----- Data to use -----
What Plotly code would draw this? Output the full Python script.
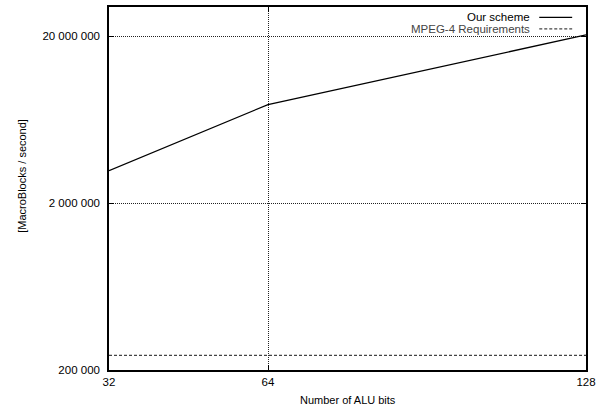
import plotly.graph_objects as go

alu_bits = [32, 64, 128]
our_scheme = [3.13e6, 7.8e6, 20.4e6]
mpeg4_req = [244800, 244800, 244800]

x_ticks = [32, 64, 128]
y_ticks = [2e5, 2e6, 2e7]
y_ticklabels = ["200 000", "2 000 000", "20 000 000"]

FAM = "Liberation Sans, Arial, sans-serif"

fig = go.Figure()
fig.add_trace(go.Scatter(x=alu_bits, y=our_scheme, mode="lines", name="Our scheme",
                         line=dict(color="black", width=1.3), showlegend=False))
fig.add_trace(go.Scatter(x=alu_bits, y=mpeg4_req, mode="lines", name="MPEG-4 Requirements",
                         line=dict(color="#444444", width=1.1, dash="3px,2px"), showlegend=False))

fig.update_layout(
    width=603, height=408,
    margin=dict(l=109, r=17, t=5, b=38),
    paper_bgcolor="white", plot_bgcolor="white",
    font=dict(family=FAM, size=11.5, color="black"),
    xaxis=dict(type="linear", range=[32, 128], tickvals=x_ticks, ticktext=[str(v) for v in x_ticks],
               showgrid=True, gridcolor="#222222", griddash="1px,1px", gridwidth=1,
               showline=True, linecolor="black", linewidth=1.5, mirror="ticks",
               ticks="inside", ticklen=5, tickcolor="black", zeroline=False,
               tickfont=dict(family=FAM, size=11.5, color="black")),
    yaxis=dict(type="log", range=[5.30103, 7.4771], tickvals=y_ticks, ticktext=y_ticklabels,
               showgrid=True, gridcolor="#222222", griddash="1px,1px", gridwidth=1,
               showline=True, linecolor="black", linewidth=1.5, mirror="ticks",
               ticks="inside", ticklen=5, tickcolor="black", zeroline=False,
               ticklabelstandoff=5,
               tickfont=dict(family=FAM, size=11.5, color="black")),
)

# axis titles
fig.add_annotation(text="Number of ALU bits", xref="paper", yref="paper", x=0.5, y=0,
                   yshift=-30, showarrow=False, xanchor="center", yanchor="middle",
                   font=dict(family=FAM, size=11, color="black"))
fig.add_annotation(text="[MacroBlocks / second]", xref="paper", yref="paper", x=0, xshift=-87,
                   y=0.535, showarrow=False, textangle=-90, xanchor="center", yanchor="middle",
                   font=dict(family=FAM, size=11, color="black"))

# key (gnuplot style: text then sample)
names = ["Our scheme", "MPEG-4 Requirements"]
colors = ["black", "#444444"]
dashes = ["solid", "3px,2px"]
ys = [0.9715, 0.9397]
for nm, c, d, yy in zip(names, colors, dashes, ys):
    fig.add_annotation(text=nm, xref="paper", yref="paper", x=0.887, y=yy, showarrow=False,
                       xanchor="right", yanchor="middle",
                       font=dict(family=FAM, size=11.5, color=c))
    fig.add_shape(type="line", xref="paper", yref="paper", x0=0.902, x1=0.971, y0=yy, y1=yy,
                  line=dict(color=c, width=1.3 if d == "solid" else 1.1, dash=d))

fig.write_html("out.html", config={"displayModeBar": False})

with open("out.html", "r", encoding="utf-8") as f:
    html = f.read()
html = html.replace("<head>", "<head><style>html,body{margin:0;padding:0;overflow:hidden;}</style>", 1)
with open("out.html", "w", encoding="utf-8") as f:
    f.write(html)
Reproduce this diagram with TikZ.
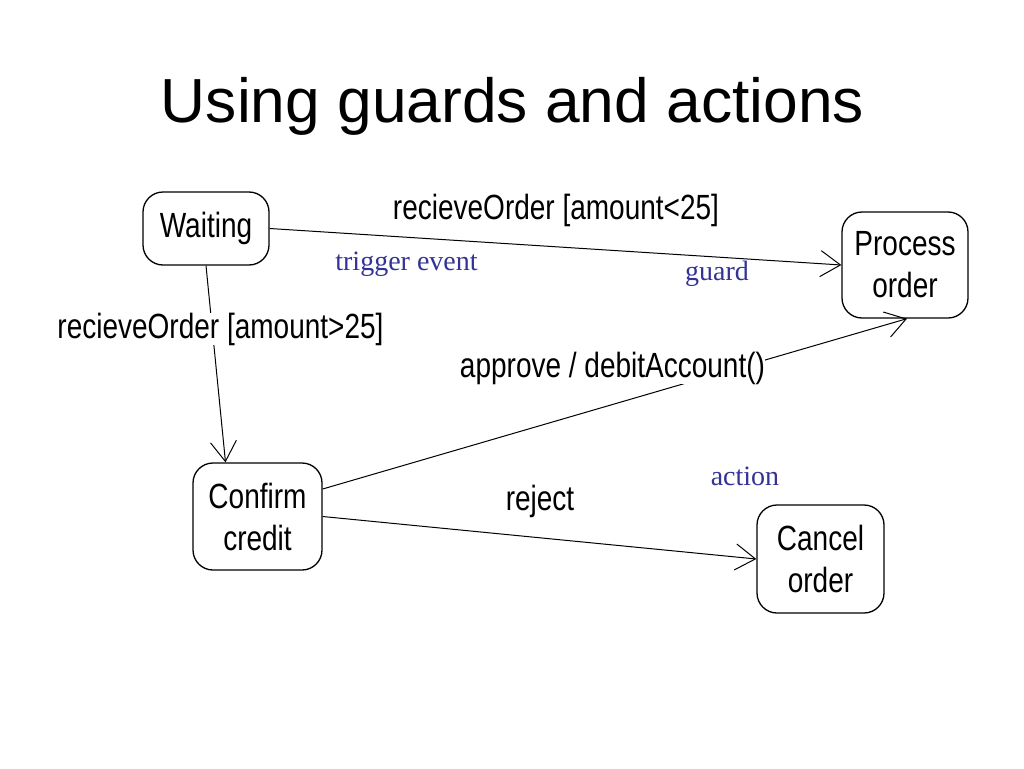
-----
Directions for this task: Count the lines above that contain the word "with", and give only that number.

Problem solution: 3